- Credit Suisse stock fell 12% Thursday after it posted losses of $4 billion, much deeper than expected.
- The Swiss lender plans to restructure after a series of scandals, with big changes at its investment bank.
Credit Suisse shares plunged in European trading Thursday as the scandal-plagued Swiss bank promised to overhaul its businesses after posting a big loss that hugely missed analysts' targets.
The bank booked a net loss of 4.034 billion Swiss francs ($4.1 billion) in the third quarter, it said in an earnings report released Thursday. Analysts had expected a loss of 567.93 million Swiss francs, according to Refinitiv.
Its shares were down 11.8% at 4.21 Swiss francs, recovering somewhat from a 14% fall earlier in the session.

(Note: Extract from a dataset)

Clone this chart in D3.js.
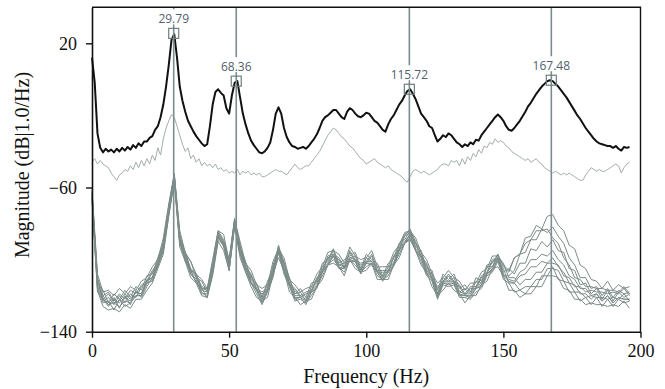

In premarket trading, its US-listed stock dropped 11.7%.
Credit Suisse CEO Ulrich Körner attributed losses to "continued challenging market and macroeconomic conditions," particularly in its investment banking division, which posted a pretax loss of $640 million. That compares with 662 million in quarterly income a year ago.
In the wake of the results, Credit Suisse announced a restructuring program that will see its investment bank shrink, a drop in headcount and 15% cost cuts. It also plans to sell a chunk of its securitized products to US investment firms Pimco and Apollo, and it said it is seeking $4 billion in funding for the restructuring.
The strategic overhaul comes after investor jitters over the Swiss bank's financial health drove a fall in its shares earlier in October. At the time, a large Credit Suisse investor described the bank's investment arm was a disaster, and said the lender's credit-default swaps were trading as if a "Lehman moment was about to hit."
In recent years, the Swiss lender has battled a series of scandals, and its investment banking arm has gone through three CEOs in three years. It was caught up in the collapse of Greensill Capital and took a $5 billion hit from the collapse of Archegos Capital Management.
Credit Suisse said it has sealed a $1.5 billion commitment from the Saudi National Bank in its push to raise $4 billion capital for the restructure. That makes the leading Saudi commercial bank the second-largest shareholder with a 9.9% stake.